● Task to carry out:
Please find all lines in the data that hold the string "would" and copy them.

● Stored rows:
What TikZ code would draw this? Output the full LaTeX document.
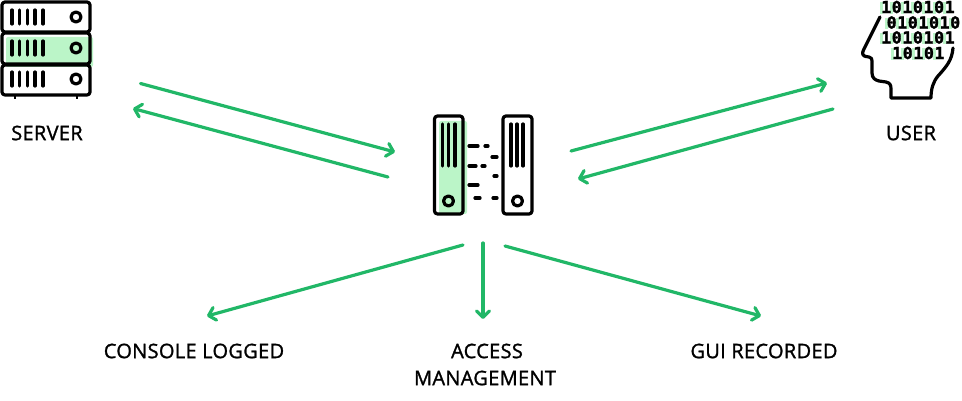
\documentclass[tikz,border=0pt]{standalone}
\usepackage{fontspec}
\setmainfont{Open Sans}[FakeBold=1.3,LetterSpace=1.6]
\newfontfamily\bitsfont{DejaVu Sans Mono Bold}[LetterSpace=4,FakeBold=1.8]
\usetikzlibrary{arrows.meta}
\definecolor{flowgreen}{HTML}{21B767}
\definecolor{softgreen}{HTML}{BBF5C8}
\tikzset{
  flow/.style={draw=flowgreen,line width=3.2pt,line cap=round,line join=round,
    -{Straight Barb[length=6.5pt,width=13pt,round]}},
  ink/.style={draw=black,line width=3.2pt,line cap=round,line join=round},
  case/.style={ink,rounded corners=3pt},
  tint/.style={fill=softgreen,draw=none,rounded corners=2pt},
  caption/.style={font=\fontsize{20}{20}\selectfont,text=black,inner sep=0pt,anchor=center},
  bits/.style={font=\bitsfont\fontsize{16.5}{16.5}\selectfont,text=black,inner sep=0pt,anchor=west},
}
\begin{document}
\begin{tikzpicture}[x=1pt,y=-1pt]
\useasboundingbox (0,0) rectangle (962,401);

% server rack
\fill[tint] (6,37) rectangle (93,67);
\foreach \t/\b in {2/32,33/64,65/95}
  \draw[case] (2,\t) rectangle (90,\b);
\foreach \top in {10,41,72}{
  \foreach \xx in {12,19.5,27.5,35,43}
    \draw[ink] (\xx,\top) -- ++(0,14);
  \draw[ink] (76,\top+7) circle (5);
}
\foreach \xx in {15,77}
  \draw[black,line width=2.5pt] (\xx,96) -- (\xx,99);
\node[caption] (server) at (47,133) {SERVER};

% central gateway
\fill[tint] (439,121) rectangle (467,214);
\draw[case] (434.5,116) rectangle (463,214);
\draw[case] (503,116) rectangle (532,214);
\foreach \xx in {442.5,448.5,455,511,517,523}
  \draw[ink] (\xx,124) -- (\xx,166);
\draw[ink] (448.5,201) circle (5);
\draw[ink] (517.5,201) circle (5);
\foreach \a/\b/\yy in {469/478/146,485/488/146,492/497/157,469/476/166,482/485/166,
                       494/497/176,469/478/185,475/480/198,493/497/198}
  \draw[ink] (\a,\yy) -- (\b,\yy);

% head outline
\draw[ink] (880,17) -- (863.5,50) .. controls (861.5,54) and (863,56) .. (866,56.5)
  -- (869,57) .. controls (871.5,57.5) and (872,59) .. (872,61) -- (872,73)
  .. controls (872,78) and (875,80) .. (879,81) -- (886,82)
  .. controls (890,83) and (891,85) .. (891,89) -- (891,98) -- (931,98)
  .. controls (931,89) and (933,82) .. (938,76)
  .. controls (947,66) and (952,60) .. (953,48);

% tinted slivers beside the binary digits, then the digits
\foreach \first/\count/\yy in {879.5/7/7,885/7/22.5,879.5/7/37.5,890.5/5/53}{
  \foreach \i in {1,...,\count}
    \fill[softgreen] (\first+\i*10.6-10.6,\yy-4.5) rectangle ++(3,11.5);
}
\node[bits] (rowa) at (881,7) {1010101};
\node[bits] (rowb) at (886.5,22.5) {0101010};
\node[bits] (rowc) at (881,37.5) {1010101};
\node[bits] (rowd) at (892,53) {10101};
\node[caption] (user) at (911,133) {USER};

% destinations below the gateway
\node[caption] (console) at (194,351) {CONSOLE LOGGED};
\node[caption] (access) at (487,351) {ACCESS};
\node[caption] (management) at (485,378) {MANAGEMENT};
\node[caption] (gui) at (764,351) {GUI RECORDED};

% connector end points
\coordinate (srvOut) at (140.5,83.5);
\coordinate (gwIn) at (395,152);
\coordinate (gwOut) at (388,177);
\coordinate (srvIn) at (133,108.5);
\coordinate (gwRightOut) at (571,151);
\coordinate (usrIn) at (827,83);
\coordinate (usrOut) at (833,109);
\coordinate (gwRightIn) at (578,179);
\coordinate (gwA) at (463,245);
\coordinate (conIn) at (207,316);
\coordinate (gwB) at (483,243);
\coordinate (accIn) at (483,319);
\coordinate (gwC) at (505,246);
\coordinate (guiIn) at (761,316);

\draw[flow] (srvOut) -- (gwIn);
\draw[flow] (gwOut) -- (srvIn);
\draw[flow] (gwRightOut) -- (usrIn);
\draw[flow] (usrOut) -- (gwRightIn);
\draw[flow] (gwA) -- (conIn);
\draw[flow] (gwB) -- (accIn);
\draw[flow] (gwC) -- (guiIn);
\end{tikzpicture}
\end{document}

...

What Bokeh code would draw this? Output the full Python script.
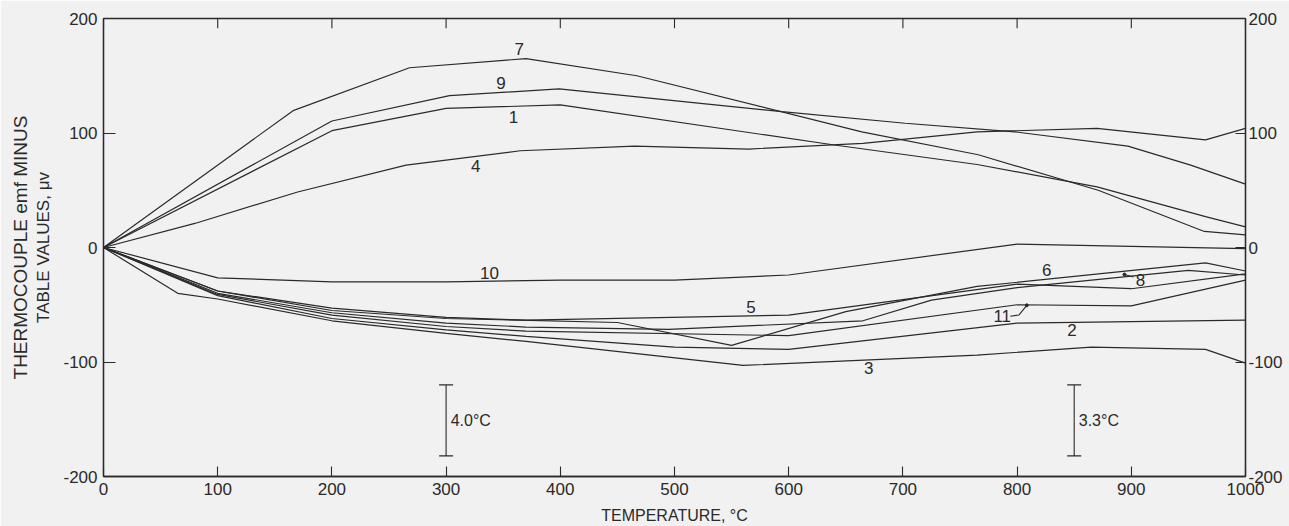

● Full output:
What TikZ code would draw this? Output the full LaTeX document.
What Bokeh code would draw this? Output the full Python script.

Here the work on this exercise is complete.